В институт.
В Грозном я сел на 500-веселый. Так называли пассажирский поезд, сформированный из товарных вагонов, оборудованных в два этажа нарами, на которых спали рядком человек по десять, так что в вагон помещалось человек сорок.
Только год прошел с окончания войны. Вагонный парк разбит. За 5 лет не пополняясь, он и без войны сильно бы износился, а к концу войны, в добавление к износу, еще и прямые военные потери сильно его уменьшили. В то же время людской поток был больше довоенного – кто-то возвращался домой, кто-то искал новое место для выживания. Человеческая масса, перерытая войной, заново утрясалась.
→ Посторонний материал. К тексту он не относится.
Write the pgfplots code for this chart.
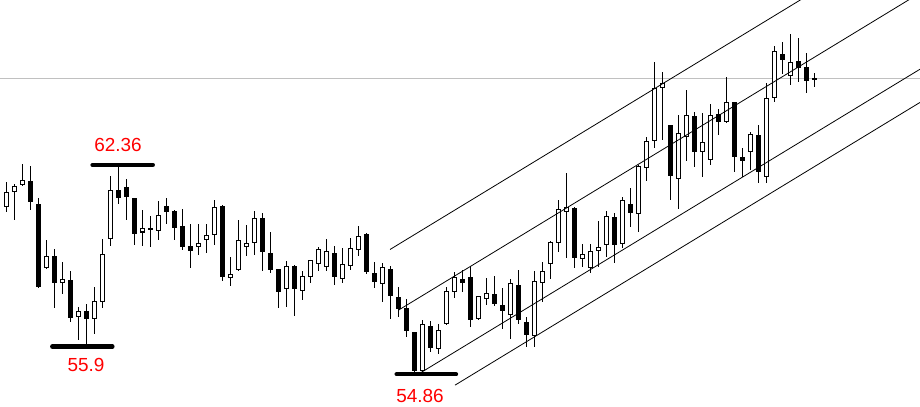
\documentclass[border=0pt]{standalone}
\usepackage{pgfplots}
\usepackage{pgfplotstable}
\pgfplotsset{compat=1.18}
\usepackage{fontspec}
\setmainfont{Liberation Sans}
\definecolor{lvl}{HTML}{C0C0C0}

\pgfplotstableread{
k o h l c
0 60.86 61.74 60.68 61.38
1 61.40 61.68 60.39 61.60
2 61.69 62.39 61.61 61.77
5 58.65 59.67 58.63 59.10
7 58.15 58.87 57.72 58.24
9 56.93 57.26 56.08 57.11
11 56.83 57.99 56.29 57.48
12 57.46 59.69 57.24 59.16
13 59.69 61.96 59.46 61.45
17 59.94 60.73 59.46 60.10
19 59.98 61.07 59.67 60.55
24 59.43 60.24 59.13 59.56
25 59.69 60.24 59.21 59.84
26 59.84 61.10 59.49 60.85
28 58.33 59.05 58.03 58.44
29 58.58 60.39 58.56 59.66
30 59.44 60.21 59.10 59.56
31 59.55 60.71 59.13 60.45
35 57.92 58.92 57.28 58.73
37 57.85 58.56 57.53 58.37
38 58.35 58.96 58.12 58.94
39 58.80 59.41 58.56 59.34
40 58.69 59.70 58.56 59.27
42 58.26 59.38 58.14 58.81
43 58.74 59.73 58.58 59.37
44 59.31 60.17 59.11 59.81
47 58.08 58.83 57.46 58.69
52 54.98 56.80 54.89 56.65
54 55.75 56.65 55.58 56.44
55 56.65 57.99 56.63 57.85
56 57.82 58.51 57.60 58.35
59 56.83 57.67 56.81 57.65
60 57.56 58.30 57.34 57.79
63 56.97 58.26 56.12 58.12
66 56.23 58.55 55.84 58.19
67 58.12 58.89 57.44 58.56
68 58.80 59.64 58.26 59.60
69 59.55 61.10 59.23 60.77
70 60.74 62.06 59.01 60.80
72 59.05 59.53 58.71 59.12
73 58.68 59.53 58.47 59.27
74 59.29 60.34 58.71 59.42
75 59.49 60.71 59.07 60.53
77 59.53 61.22 59.37 61.10
79 60.59 62.36 59.97 62.32
80 62.26 63.35 61.78 63.22
81 63.22 66.06 62.98 65.11
82 65.14 65.70 63.25 65.28
84 61.86 64.15 60.77 63.49
85 63.37 65.04 62.51 64.14
87 62.81 64.23 61.94 63.18
88 62.54 64.54 62.35 64.14
90 63.89 65.50 63.87 64.60
93 62.81 63.53 62.18 63.46
95 61.94 65.28 61.70 64.75
96 64.75 66.63 64.63 66.45
98 65.56 67.05 65.22 66.06
}\up

\pgfplotstableread{
k o h l c
3 61.78 62.32 60.74 61.02
4 60.96 61.16 57.95 57.97
6 59.10 59.35 57.24 58.12
8 58.24 58.56 56.72 56.86
10 57.11 57.37 55.90 56.83
14 61.45 62.36 60.95 61.16
15 61.56 61.84 60.40 61.20
16 61.16 61.18 59.51 59.89
18 60.10 60.53 59.41 60.02
20 60.89 61.16 60.23 60.68
21 60.71 60.74 59.67 60.11
22 60.17 60.78 59.31 59.41
23 59.45 60.24 58.68 59.29
27 60.90 60.92 58.21 58.35
32 60.46 60.64 58.57 59.25
33 59.20 59.96 58.47 58.60
34 58.63 58.65 57.24 57.82
36 58.73 58.77 56.96 57.92
41 59.20 59.45 58.07 58.35
45 59.87 59.91 58.44 58.53
46 58.50 58.89 57.94 58.15
48 58.62 58.74 56.83 57.65
49 57.61 57.98 56.92 57.21
50 57.24 57.54 56.18 56.42
51 56.37 56.39 54.86 54.98
53 56.59 56.78 55.67 55.79
57 58.27 58.59 57.82 58.14
58 58.34 58.74 56.54 56.80
61 57.73 58.38 57.30 57.39
62 57.33 57.94 56.47 57.13
64 58.05 58.59 56.65 56.79
65 56.74 56.92 55.84 56.25
71 60.82 60.84 58.68 59.03
76 60.50 60.63 58.83 59.49
78 60.96 61.52 60.15 60.65
83 63.78 63.80 61.10 61.97
86 64.11 64.27 62.30 62.81
89 64.18 64.35 63.43 63.89
91 64.60 64.63 62.09 62.63
92 62.63 62.95 61.94 62.51
94 63.42 63.79 61.70 62.12
97 66.33 66.78 65.62 66.12
99 66.08 66.90 65.34 65.84
100 65.86 66.36 64.93 65.38
101 65.45 65.66 65.14 65.44
}\down

\begin{document}
\begin{tikzpicture}
\begin{axis}[
  width=920bp, height=427bp, scale only axis, hide axis,
  xmin=-0.79, xmax=114.21, ymin=52.97, ymax=68.27,
  clip=true,
  cdl/.style 2 args={draw=none, mark=none,
    error bars/.cd, y dir=both, y explicit, error mark=none,
    error bar style={draw=#1, line width=#2}},
]
% last price level
\addplot[lvl, line width=1bp] coordinates {(-1,65.44) (115,65.44)};
% wicks
\addplot[cdl={black}{1bp}] table[x=k, y expr={(\thisrow{h}+\thisrow{l})/2}, y error expr={(\thisrow{h}-\thisrow{l})/2}] {\up};
\addplot[cdl={black}{1bp}] table[x=k, y expr={(\thisrow{h}+\thisrow{l})/2}, y error expr={(\thisrow{h}-\thisrow{l})/2}] {\down};
% bodies
\addplot[cdl={black}{5bp}] table[x=k, y expr={(\thisrow{o}+\thisrow{c})/2}, y error expr={max(abs(\thisrow{o}-\thisrow{c})/2,0.018)}] {\down};
\addplot[cdl={black}{5bp}] table[x=k, y expr={(\thisrow{o}+\thisrow{c})/2}, y error expr={max(abs(\thisrow{o}-\thisrow{c})/2,0.08)}] {\up};
\addplot[cdl={white}{3bp}] table[x=k, y expr={(\thisrow{o}+\thisrow{c})/2}, y error expr={max(abs(\thisrow{o}-\thisrow{c})/2-0.036,0.044)}] {\up};
% channel lines
\addplot[black, line width=0.8bp] coordinates {(47.96,59.33) (101.71,68.70)};
\addplot[black, line width=0.8bp] coordinates {(49.04,57.16) (114.21,68.52)};
\addplot[black, line width=0.8bp] coordinates {(51.71,54.90) (114.21,65.79)};
\addplot[black, line width=0.8bp] coordinates {(56.09,54.47) (114.21,64.60)};
% extreme marks
\addplot[black, line width=4.5bp, line cap=round] coordinates {(10.79,62.36) (18.30,62.36)};
\addplot[black, line width=4.5bp, line cap=round] coordinates {(5.75,55.85) (13.25,55.85)};
\addplot[black, line width=4.5bp, line cap=round] coordinates {(48.80,54.86) (56.20,54.86)};
\node[red, font=\fontsize{19}{20}\selectfont] at (axis cs:13.96,63.07) {62.36};
\node[red, font=\fontsize{19}{20}\selectfont] at (axis cs:9.96,55.20) {55.9};
\node[red, font=\fontsize{19}{20}\selectfont] at (axis cs:51.71,54.08) {54.86};
\end{axis}
\end{tikzpicture}
\end{document}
В этих условиях в качестве пассажирских и пустили товарные поезда. Надо было любым способом обеспечить людям возможность найти место для жизни. Поезда эти ходили по расписанию, останавливаясь для жизнеобеспечения достаточно часто и на достаточное время. Местные жители торговали прямо у вагонов. Это были не эшелоны, это были пассажирские поезда такого вот уровня комфорта. В расписаниях они имели номера, начиная с пятой сотни, и народ тут же их окрестил: «Пятьсот веселые».
На нарах лежали все подряд. С обоюдного согласия я лежал рядом с девчонкой, которая отправлялась в железнодорожный институт Ростова-на-Дону. Мы болтали, и ехать нам было не скучно. Остальных пассажиров я, естественно, не видел.
После Ростова на одной из остановок в вагон взобрался музыкант. Он сел на принесенный с собой ящичек, положил на колени цимбал, взял в руки палочки-молоточки, и полилась музыка. Кто стоит, кто сидит, кто лежит. Кто-то смотрит на артиста, кто-то смотрит в открытые двери, кто-то смотрит в себя. Обе двери товарного вагона полностью открыты, мимо проносятся поля, деревья, селенья, холмы, перелески и звучит музыка в полной гармонии с миром, мимо которого мы мчимся, каждый со своей надеждой.
Кто-то обошел слушателей, что-то собрал и отдал музыканту. На следующей остановке он перешел в следующий вагон.
Сейчас по пригородным поездам ходят как несчастные, так и нахалы, как инвалиды, так и притворяющиеся ими. Большей частью они так поют под гармошку «жалостливые» песни, что пассажирам хочется, чтобы они поскорей убрались в следующий вагон.
У Красного Лимана поезд шел через сосновый бор. Сосны почти вплотную подходили к полотну. В Сибири вокруг Беловодовки не было сосен. В Дагестане, в степи у Аксая не было леса, а в самом Аксае был только тутовник и белая акация. В Грозном вдоль улиц росли абрикосы (абреки). Сосны у Красного Лимана сразу напомнили мне Лахту, родной север и слезы навернулись на глаза. Север и в Сибири, и в Архангельске, но колыхнул Лахтинский север. Сейчас, повествуя о прошлом, я вспомнил строчки из песни, которую иногда транслируют по проводному радио, на стихи Светланы Смолич:
Родительский дом, начало начал,
Ты в жизни моей надежный причал.
Конечно, места, с которыми связано детство, оставляют в душе неизгладимый след.
Недавно (2013 год) я мельком слышал по проводному радио, что, вроде бы, в каких-то властных структурах прорабатывается закон о родном очаге, который нельзя отнимать у человека ни при каких обстоятельствах. Вообще-то, это противоречит мировым тенденциям, где люди постоянно мигрируют в поисках лучшей доли, но для нас, для России прорабатываемый закон настолько духовно близок, что его принятие станет актом естественным.